Colombian stocks fall tracking US shares; Peso weakens

Colombian stocks fell Wednesday, tracking a sell-off in U.S. markets triggered by fears over Europe’s sovereign-debt woes, while the peso weakened against the dollar.

The Colcap index, the benchmark for Colombia’s largest publicly-traded companies, fell 1.59% to 1581.37. The index is down 13.29% so far this year.

The decline Wednesday was led by Pacific Rubiales Energy, a Toronto-based oil firm that ranks as Colombia’s largest private oil producer. Shares of the firm plunged 5.41% to COP38,460.

The firm posted a 71% increase in its third-quarter net profit to $193.7 million on higher crude prices and output, but the output number was partly hobbled by a temporary halt in production in September at its largest oil field in Colombia due to labor protests.

Despite showing some disappointment with the results, brokerage firm InterBolsa SA said in a note that Pacific Rubiales “has one of the best set of fundamentals among the oil and gas companies operating in Colombia.”

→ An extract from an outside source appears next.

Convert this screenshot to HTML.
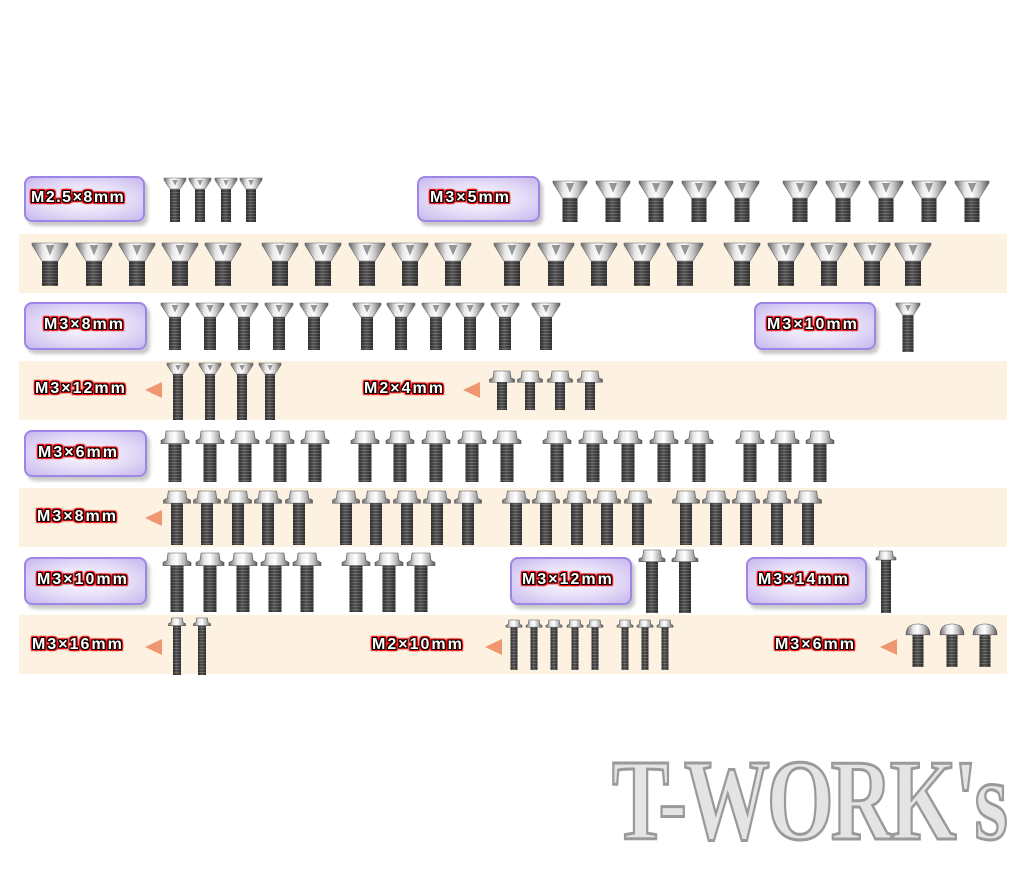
<!DOCTYPE html>
<html><head><meta charset="utf-8">
<style>
body{margin:0;background:#fff;width:1024px;height:874px;overflow:hidden;position:relative;font-family:"Liberation Sans",sans-serif}
.band{position:absolute;left:19px;width:988px;height:59px;background:#fdf1e1}
.pbox{position:absolute;border:2px solid #9d86e6;border-radius:8px;background:radial-gradient(ellipse at 50% 50%,#fbfaff 0%,#e4dcf7 55%,#c7b7ee 100%);box-shadow:3px 4px 3px #c8c8c8;box-sizing:border-box}
.lbl{position:absolute;color:#fff;font-weight:bold;font-size:16px;letter-spacing:2px;text-shadow:1px 0 0 #000,-1px 0 0 #000,0 1px 0 #000,0 -1px 0 #000,1px 1px 0 #000,-1px -1px 0 #000,1px -1px 0 #000,-1px 1px 0 #000,2px 0 1px #e00,-2px 0 1px #e00,0 2px 1px #e00,0 -2px 1px #e00,2px 2px 1px #e00,-2px -2px 1px #e00,2px -2px 1px #e00,-2px 2px 1px #e00;white-space:nowrap}
.arr{position:absolute;width:0;height:0;border-top:8px solid transparent;border-bottom:8px solid transparent;border-right:17px solid #ee9770}
svg{position:absolute;left:0;top:0}
.wm{position:absolute;left:612px;top:735px;font-size:116px;font-weight:bold;font-family:"Liberation Serif",serif;color:#e4e4e4;-webkit-text-stroke:3px #9a9a9a;letter-spacing:-4px;transform:scaleX(0.74);transform-origin:left top;white-space:nowrap}
</style></head><body>
<div class="band" style="top:234px"></div>
<div class="band" style="top:361px"></div>
<div class="band" style="top:488px"></div>
<div class="band" style="top:615px"></div>

<div class="pbox" style="left:24px;top:176px;width:121px;height:46px"></div>
<div class="pbox" style="left:417px;top:176px;width:123px;height:46px"></div>
<div class="pbox" style="left:24px;top:302px;width:123px;height:48px"></div>
<div class="pbox" style="left:754px;top:302px;width:122px;height:48px"></div>
<div class="pbox" style="left:24px;top:430px;width:123px;height:47px"></div>
<div class="pbox" style="left:24px;top:557px;width:123px;height:48px"></div>
<div class="pbox" style="left:510px;top:557px;width:122px;height:48px"></div>
<div class="pbox" style="left:746px;top:557px;width:121px;height:48px"></div>

<div class="lbl" style="left:31px;top:189px;letter-spacing:1.5px">M2.5×8mm</div>
<div class="lbl" style="left:430px;top:189px">M3×5mm</div>
<div class="lbl" style="left:44px;top:316px">M3×8mm</div>
<div class="lbl" style="left:767px;top:316px">M3×10mm</div>
<div class="lbl" style="left:38px;top:444px">M3×6mm</div>
<div class="lbl" style="left:37px;top:571px">M3×10mm</div>
<div class="lbl" style="left:522px;top:571px">M3×12mm</div>
<div class="lbl" style="left:758px;top:571px">M3×14mm</div>

<div class="lbl" style="left:35px;top:380px">M3×12mm</div>
<div class="arr" style="left:145px;top:382px"></div>
<div class="lbl" style="left:364px;top:380px">M2×4mm</div>
<div class="arr" style="left:463px;top:382px"></div>
<div class="lbl" style="left:37px;top:508px">M3×8mm</div>
<div class="arr" style="left:145px;top:510px"></div>
<div class="lbl" style="left:32px;top:636px">M3×16mm</div>
<div class="arr" style="left:145px;top:639px"></div>
<div class="lbl" style="left:372px;top:636px">M2×10mm</div>
<div class="arr" style="left:485px;top:639px"></div>
<div class="lbl" style="left:775px;top:636px">M3×6mm</div>
<div class="arr" style="left:880px;top:639px"></div>

<div class="wm">T-WORK's</div>

<svg id="s" width="1024" height="874" xmlns="http://www.w3.org/2000/svg">
<defs>
<linearGradient id="hd" x1="0" x2="1" y1="0" y2="0">
<stop offset="0" stop-color="#6a6a6a"/><stop offset="0.3" stop-color="#e8e8e8"/><stop offset="0.5" stop-color="#ffffff"/><stop offset="0.75" stop-color="#bcbcbc"/><stop offset="1" stop-color="#5a5a5a"/></linearGradient>
<linearGradient id="sh" x1="0" x2="1" y1="0" y2="0">
<stop offset="0" stop-color="#222"/><stop offset="0.45" stop-color="#777"/><stop offset="1" stop-color="#222"/></linearGradient>
<pattern id="th" width="4" height="3" patternUnits="userSpaceOnUse"><rect width="4" height="3" fill="#333"/><rect y="0" width="4" height="1" fill="#9a9a9a" opacity="0.6"/></pattern>
</defs>
<g id="g"></g>
</svg>
<script>
var g=document.getElementById('g'),ns='http://www.w3.org/2000/svg';
function el(t,a){var e=document.createElementNS(ns,t);for(var k in a)e.setAttribute(k,a[k]);g.appendChild(e);}
function screw(x,top,bot,type,hw,sw){
  var hh=type=='c'?hw*0.5:hw*0.45;
  el('rect',{x:x-sw/2,y:top+hh-1,width:sw,height:bot-top-hh+1,fill:'url(#th)'});
  el('rect',{x:x-sw/2,y:top+hh-1,width:sw,height:bot-top-hh+1,fill:'url(#sh)',opacity:0.5});
  if(type=='c'){
    el('path',{d:'M'+(x-hw/2)+' '+top+' L'+(x+hw/2)+' '+top+' L'+(x+hw/2)+' '+(top+2)+' L'+(x+sw/2)+' '+(top+hh)+' L'+(x-sw/2)+' '+(top+hh)+' L'+(x-hw/2)+' '+(top+2)+'Z',fill:'url(#hd)',stroke:'#666','stroke-width':0.6});
    el('path',{d:'M'+(x-hw*0.12)+' '+(top+2)+' L'+(x+hw*0.12)+' '+(top+2)+' L'+x+' '+(top+hh*0.7)+'Z',fill:'#555',opacity:0.6});
  }else if(type=='f'){
    el('path',{d:'M'+(x-hw*0.32)+' '+top+' L'+(x+hw*0.32)+' '+top+' L'+(x+hw*0.36)+' '+(top+hh*0.6)+' L'+(x+hw/2)+' '+(top+hh*0.75)+' L'+(x+hw/2)+' '+(top+hh)+' L'+(x-hw/2)+' '+(top+hh)+' L'+(x-hw/2)+' '+(top+hh*0.75)+' L'+(x-hw*0.36)+' '+(top+hh*0.6)+'Z',fill:'url(#hd)',stroke:'#555','stroke-width':0.6});
  }else{
    el('path',{d:'M'+(x-hw/2)+' '+(top+hh)+' Q'+(x-hw/2)+' '+top+' '+x+' '+top+' Q'+(x+hw/2)+' '+top+' '+(x+hw/2)+' '+(top+hh)+'Z',fill:'url(#hd)',stroke:'#555','stroke-width':0.6});
  }
}
function row(xs,top,bot,type,hw,sw){xs.forEach(function(x){screw(x,top,bot,type,hw,sw);});}
row([175,200,226,251],178,222,'c',22,10);
row([570,613,656,699,742,800,843,886,929,972],181,222,'c',34,15);
row([50,94,137,180,223,280,323,367,410,453,512,556,599,642,685,742,786,829,872,913],243,286,'c',36,16);
row([175,210,244,279,314,367,401,436,470,505,546],303,350,'c',28,12);
row([908],303,352,'c',24,11);
row([178,210,242,270],363,420,'c',22,10);
row([502,530,560,590],371,410,'f',25,10);
row([175,210,245,280,315,365,400,436,472,507,557,593,628,664,699,750,785,820],431,482,'f',28,13);
row([177,207,238,268,299,346,376,407,437,468,516,546,577,607,638,686,716,746,777,808],491,545,'f',27,12);
row([177,210,243,275,307,356,389,421],553,612,'f',28,13);
row([652,685],550,613,'f',26,12);
row([886],551,613,'f',20,10);
row([177,202],618,675,'f',17,8);
row([514,534,554,575,595,625,645,665],620,670,'f',16,7);
row([918,952,985],624,667,'b',24,11);
</script>
</body></html>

Other stocks tracked a decline in U.S. shares spawned by fresh concerns about the health of the euro zone. The Dow Jones Industrial Average dropped 389.24 points, or 3.2%, to 11780.94, its biggest single-day decline since Sept. 22.

The Colombian peso, meanwhile, weakened against the dollar and closed at COP1,914.55 to the dollar from COP1,911.00 a day earlier.

The yield on the benchmark peso-denominated bond due in 2024 closed at 7.460% after opening at 7.503%.